No espaço terapêutico cabe a delicada condição de acolher o paciente. É um ambiente em que “tudo pode” ser dito e inclusive o não dito é ouvido através de uma escuta acurada.
Começamos falando de como fazer, como agir. No entanto tudo isso é precedido pela questão chave: “quem sou eu”. Esta indagação que dificilmente terá uma resposta definitiva precisa de nortes. Estar com você mesmo e mais alguém que reflita você para e com você oferece uma base de confiança tão necessária à subjetividade.
Mudanças coletivas
Só que para além do seu ser há o outro. Sim, só nós mesmos processamos a nossa mudança. Mas em qualquer contexto da vida percebemos que o nó da questão de qualquer mudança acaba desaguando num sistema.
Em sistemas autoritários, a decisão é sempre tomada no topo. Para a base, vem apenas a ordem: cumpra-se – muitas vezes acompanhada do velho jargão “manda quem pode, obedece quem tem juízo”.
Já na tão ansiada democracia, que tanto bem pode fazer à saúde e ao bem estar das pessoas, o cumpra-se só acontece se a ordem que desce tiver condições de ser, pelo menos, discutida – muitas vezes, para repensar sua própria lógica.
Há um poder que provoca o sobe e desce emocional.

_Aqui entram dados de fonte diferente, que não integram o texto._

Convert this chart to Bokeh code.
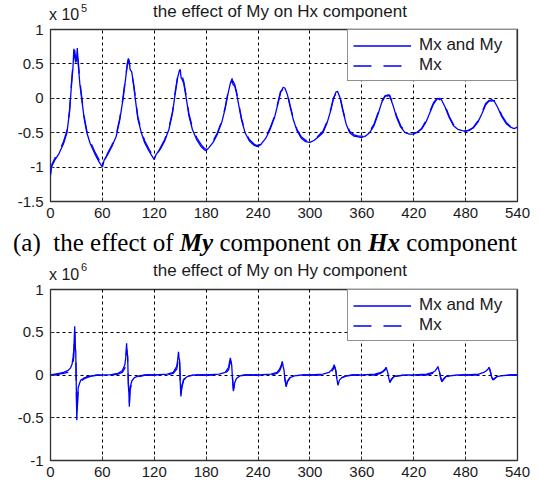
from bokeh.plotting import figure
from bokeh.models import Range1d, FixedTicker, Div
from bokeh.layouts import column
from bokeh.embed import file_html
from bokeh.resources import INLINE

# ---------------- data ----------------
x_ticks = [0, 60, 120, 180, 240, 300, 360, 420, 480, 540]
hx_yticks = [-1.5, -1, -0.5, 0, 0.5, 1]
hy_yticks = [-1, -0.5, 0, 0.5, 1]
hx_ylabels = {-1.5: "-1.5", -1: "-1", -0.5: "-0.5", 0: "0", 0.5: "0.5", 1: "1"}
hy_ylabels = {-1: "-1", -0.5: "-0.5", 0: "0", 0.5: "0.5", 1: "1"}

# Hx component (x 10^5)
hx_x = [0, 1, 5, 10, 15, 19, 22, 24, 26, 27, 28, 29, 30, 31, 32, 34, 36, 39, 42, 46, 51, 56,
        60, 62, 66, 71, 76, 80, 84, 87, 89, 90, 91, 92, 94, 96, 98, 101, 105, 109, 114, 118,
        120, 122, 127, 132, 137, 141, 144, 147, 149, 150, 151, 152, 154, 157, 160, 164, 169, 174, 178,
        180, 183, 188, 193, 198, 202, 205, 208, 210, 211, 213, 215, 218, 221, 225, 230, 235, 239,
        240, 244, 249, 254, 259, 263, 266, 269, 271, 274, 277, 281, 285, 290, 295,
        300, 305, 310, 315, 320, 324, 327, 330, 332, 335, 338, 342, 346, 351, 356,
        360, 364, 369, 374, 379, 383, 387, 390, 392, 396, 400, 405, 410, 415,
        420, 424, 429, 434, 439, 443, 447, 450, 452, 456, 461, 466, 471, 476,
        480, 484, 489, 494, 499, 503, 507, 510, 513, 517, 522, 527, 532, 536, 540]
hx_both = [-1.12, -1.0, -0.9, -0.8, -0.66, -0.5, -0.2, 0.15, 0.45, 0.72, 0.6, 0.52, 0.55, 0.73, 0.5, 0.2, 0.0, -0.3, -0.5, -0.66, -0.8, -0.92,
           -1.0, -0.9, -0.82, -0.7, -0.55, -0.32, 0.0, 0.3, 0.52, 0.58, 0.55, 0.42, 0.38, 0.2, 0.0, -0.3, -0.5, -0.65, -0.77, -0.85,
           -0.89, -0.82, -0.74, -0.62, -0.45, -0.22, 0.05, 0.3, 0.4, 0.42, 0.3, 0.28, 0.22, 0.0, -0.25, -0.45, -0.6, -0.7, -0.75,
           -0.76, -0.72, -0.64, -0.52, -0.35, -0.15, 0.05, 0.22, 0.29, 0.2, 0.18, 0.08, -0.12, -0.32, -0.5, -0.62, -0.68, -0.7,
           -0.70, -0.66, -0.58, -0.45, -0.28, -0.08, 0.08, 0.16, 0.15, 0.05, -0.12, -0.32, -0.47, -0.58, -0.63,
           -0.64, -0.61, -0.56, -0.5, -0.35, -0.18, -0.02, 0.09, 0.1, 0.0, -0.18, -0.38, -0.5, -0.55, -0.56,
           -0.57, -0.55, -0.5, -0.4, -0.22, -0.06, 0.03, 0.05, 0.04, -0.1, -0.27, -0.42, -0.5, -0.52,
           -0.52, -0.49, -0.45, -0.35, -0.2, -0.08, -0.01, 0.0, -0.02, -0.12, -0.28, -0.4, -0.45, -0.47,
           -0.48, -0.46, -0.43, -0.35, -0.22, -0.1, -0.04, -0.02, -0.04, -0.13, -0.27, -0.37, -0.42, -0.44, -0.42]
hx_mx = [-1.1, -0.98, -0.87, -0.77, -0.63, -0.47, -0.18, 0.18, 0.5, 0.62, 0.7, 0.58, 0.5, 0.62, 0.55, 0.25, 0.03, -0.27, -0.47, -0.63, -0.77, -0.89,
         -0.97, -0.92, -0.8, -0.68, -0.52, -0.3, 0.03, 0.33, 0.5, 0.55, 0.5, 0.45, 0.35, 0.22, 0.03, -0.27, -0.47, -0.62, -0.74, -0.83,
         -0.86, -0.84, -0.72, -0.6, -0.42, -0.2, 0.08, 0.32, 0.36, 0.38, 0.37, 0.33, 0.25, 0.03, -0.22, -0.42, -0.57, -0.67, -0.73,
         -0.74, -0.73, -0.62, -0.5, -0.33, -0.13, 0.07, 0.2, 0.24, 0.25, 0.2, 0.1, -0.1, -0.3, -0.48, -0.6, -0.66, -0.69,
         -0.68, -0.67, -0.56, -0.43, -0.26, -0.06, 0.1, 0.13, 0.14, 0.07, -0.1, -0.3, -0.45, -0.56, -0.61,
         -0.62, -0.62, -0.54, -0.48, -0.33, -0.16, 0.0, 0.07, 0.1, 0.02, -0.16, -0.36, -0.48, -0.53, -0.55,
         -0.55, -0.56, -0.48, -0.38, -0.2, -0.04, 0.04, 0.03, 0.05, -0.08, -0.25, -0.4, -0.48, -0.51,
         -0.5, -0.5, -0.44, -0.33, -0.18, -0.06, 0.0, -0.02, -0.01, -0.1, -0.26, -0.38, -0.44, -0.46,
         -0.47, -0.47, -0.42, -0.33, -0.2, -0.08, -0.03, -0.04, -0.03, -0.11, -0.25, -0.35, -0.41, -0.43, -0.41]

# Hy component (x 10^6)
hy_x = [0, 5, 10, 15, 20, 23, 25, 26, 27, 28, 28.6, 29.2, 29.8, 30.4, 31.2, 32, 33.5, 35, 38, 42, 48, 55,
        60, 70, 78, 83, 86, 87, 88, 88.6, 89.2, 90, 90.6, 91.2, 92, 94, 97, 102, 110,
        120, 135, 142, 146, 147, 148, 148.6, 149.3, 150, 150.8, 152, 154, 158, 165,
        180, 195, 202, 206, 207, 208, 208.7, 209.5, 210.5, 211.5, 213, 215, 219, 225,
        240, 255, 262, 265, 267, 268, 269, 270, 271, 272.5, 274, 277, 282, 290,
        300, 315, 322, 325, 327, 328, 329, 330, 331, 332.5, 334, 337, 342, 350,
        360, 375, 382, 385, 387, 388, 389, 390, 391, 392.5, 394, 397, 402, 410,
        420, 435, 442, 445, 447, 448, 449, 450, 451, 452.5, 454, 457, 462, 470,
        480, 495, 501, 504, 506, 507, 508, 509, 510, 511.5, 513, 516, 521, 530, 540]
hy_both = [0.0, 0.01, 0.02, 0.03, 0.05, 0.08, 0.13, 0.2, 0.3, 0.57, 0.3, 0.28, -0.12, -0.53, -0.3, -0.15, -0.1, -0.06, -0.04, -0.02, -0.01, 0.0,
           0.0, 0.005, 0.02, 0.05, 0.12, 0.2, 0.37, 0.25, 0.22, -0.1, -0.2, -0.37, -0.15, -0.07, -0.03, -0.01, 0.0,
           0.0, 0.01, 0.03, 0.1, 0.17, 0.27, 0.2, 0.17, -0.08, -0.25, -0.12, -0.05, -0.02, 0.0,
           0.0, 0.01, 0.03, 0.09, 0.15, 0.2, 0.15, 0.12, -0.05, -0.19, -0.09, -0.04, -0.01, 0.0,
           0.0, 0.01, 0.03, 0.07, 0.12, 0.16, 0.1, 0.06, -0.05, -0.14, -0.07, -0.03, -0.01, 0.0,
           0.0, 0.01, 0.03, 0.06, 0.09, 0.12, 0.08, 0.05, -0.04, -0.12, -0.06, -0.03, -0.01, 0.0,
           0.0, 0.01, 0.03, 0.05, 0.07, 0.09, 0.06, 0.03, -0.03, -0.09, -0.05, -0.02, -0.01, 0.0,
           0.0, 0.01, 0.03, 0.05, 0.08, 0.1, 0.06, 0.03, -0.03, -0.08, -0.05, -0.02, -0.01, 0.0,
           0.0, 0.01, 0.03, 0.05, 0.07, 0.09, 0.06, 0.03, -0.02, -0.06, -0.04, -0.02, -0.01, 0.0, 0.0]
hy_mx = [0.0, 0.0, 0.01, 0.02, 0.03, 0.05, 0.09, 0.14, 0.22, 0.5, 0.35, 0.25, -0.1, -0.48, -0.35, -0.18, -0.12, -0.08, -0.05, -0.03, -0.01, 0.0,
         0.0, 0.0, 0.01, 0.03, 0.08, 0.15, 0.3, 0.28, 0.2, -0.08, -0.25, -0.33, -0.18, -0.09, -0.04, -0.02, 0.0,
         0.0, 0.0, 0.02, 0.07, 0.13, 0.22, 0.21, 0.15, -0.06, -0.22, -0.14, -0.06, -0.02, 0.0,
         0.0, 0.0, 0.02, 0.06, 0.12, 0.17, 0.16, 0.1, -0.04, -0.17, -0.1, -0.05, -0.01, 0.0,
         0.0, 0.0, 0.02, 0.05, 0.1, 0.13, 0.11, 0.05, -0.04, -0.12, -0.08, -0.03, -0.01, 0.0,
         0.0, 0.0, 0.02, 0.04, 0.07, 0.1, 0.09, 0.04, -0.03, -0.1, -0.07, -0.03, -0.01, 0.0,
         0.0, 0.0, 0.02, 0.04, 0.06, 0.08, 0.07, 0.02, -0.02, -0.08, -0.06, -0.02, -0.01, 0.0,
         0.0, 0.0, 0.02, 0.04, 0.06, 0.08, 0.07, 0.02, -0.02, -0.07, -0.06, -0.02, -0.01, 0.0,
         0.0, 0.0, 0.02, 0.04, 0.06, 0.08, 0.07, 0.02, -0.02, -0.05, -0.05, -0.02, -0.01, 0.0, 0.0]

series_names = ["Mx and My", "Mx"]
titles = ["the effect of My on Hx component", "the effect of My on Hy component"]
exponents = ["5", "6"]

BLUE = "#0000ff"
SANS = "Liberation Sans"


def make_fig(height, ylo, yhi, yticks, ylabels, xs, y_both, y_mx):
    p = figure(width=540, height=height, x_range=Range1d(0, 540), y_range=Range1d(ylo, yhi),
               output_backend="svg", toolbar_location=None,
               min_border_left=50, min_border_right=23, min_border_top=9, min_border_bottom=24)
    p.background_fill_color = "white"
    p.border_fill_color = "white"
    p.outline_line_color = "#333333"
    p.outline_line_width = 1.3
    p.outline_line_alpha = 1

    p.xaxis.ticker = FixedTicker(ticks=x_ticks)
    p.yaxis.ticker = FixedTicker(ticks=yticks)
    p.yaxis.major_label_overrides = ylabels
    for ax in (p.xaxis[0], p.yaxis[0]):
        ax.axis_line_color = None
        ax.major_tick_in = 4
        ax.major_tick_out = 0
        ax.major_tick_line_color = "#333333"
        ax.minor_tick_line_color = None
        ax.major_label_text_font = SANS
        ax.major_label_text_font_size = "15px"
        ax.major_label_text_color = "#1a1a1a"
    p.xaxis.major_label_standoff = 6
    p.yaxis.major_label_standoff = 7

    for g in (p.xgrid[0], p.ygrid[0]):
        g.grid_line_color = "#000000"
        g.grid_line_dash = "3 3"
        g.grid_line_width = 1
        g.grid_line_alpha = 1

    p.line(xs, y_both, line_color=BLUE, line_width=1.3, legend_label=series_names[0])
    p.line(xs, y_mx, line_color=BLUE, line_width=1.3, line_dash="18 12", legend_label=series_names[1])

    lg = p.legend[0]
    lg.location = "top_right"
    lg.margin = 0
    lg.padding = 5
    lg.spacing = 0
    lg.glyph_width = 58
    lg.glyph_height = 19
    lg.label_height = 19
    lg.label_width = 92
    lg.label_standoff = 8
    lg.label_text_font = SANS
    lg.label_text_font_size = "17px"
    lg.label_text_color = "#1a1a1a"
    lg.border_line_color = "#222222"
    lg.border_line_width = 1
    lg.background_fill_alpha = 1
    return p


def title_div(height, title, exp, top_x10, top_exp, top_title):
    html = (
        "<div style=\"position:relative;width:540px;height:%dpx;font-family:'Liberation Sans';color:#1a1a1a;\">"
        "<span style=\"position:absolute;left:49px;top:%dpx;font-size:16px;line-height:16px;white-space:nowrap;\">x 10</span>"
        "<span style=\"position:absolute;left:81px;top:%dpx;font-size:11px;line-height:11px;\">%s</span>"
        "<span style=\"position:absolute;left:0px;top:%dpx;width:560px;text-align:center;font-size:17px;"
        "line-height:17px;white-space:nowrap;\">%s</span>"
        "</div>"
    ) % (height, top_x10, top_exp, exp, top_title, title)
    return Div(text=html, width=540, height=height, margin=0)


t1 = title_div(20, titles[0], exponents[0], 7, 3, 3)
p1 = make_fig(205, -1.5, 1, hx_yticks, hx_ylabels, hx_x, hx_both, hx_mx)

caption = Div(
    text=("<div style=\"font-family:'Liberation Serif';font-size:25px;line-height:25px;"
          "padding:5px 0 0 13px;white-space:nowrap;color:#000\">"
          "(a)&nbsp; the effect of <b><i>My</i></b> component on <b><i>Hx</i></b> component</div>"),
    width=540, height=37, margin=0)

t2 = title_div(18, titles[1], exponents[1], 5, 0, 0)
p2 = make_fig(204, -1, 1, hy_yticks, hy_ylabels, hy_x, hy_both, hy_mx)

layout = column(t1, p1, caption, t2, p2, spacing=0)
open("out.html", "w").write(file_html(layout, INLINE))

E não existe outra saída que não a busca consciente de um caminho democrático que possibilite que o ter e o ser conversem entre si. Esse caminho oferece alternativas reais e viáveis, num modelo humanista das relações. Nessa perspectiva, o objetivo é atingir o bem comum, onde o eu e o outro se encontrem como pessoas e cidadãos – todos com recursos financeiros e emocionais diferentes, mas com direito de seguirem seus propósitos, buscando construir um sistema baseado no coletivo.
Aqui realmente o eu e o outro “desaparecem” e o grande aprendizado implica em conhecer-se e aprender a tirar partido de sua essência para lidar e interagir com a complexidade humana. Para nós, terapeutas, é uma honra ter acesso a este mundo e contribuir para o funcionamento do Humano.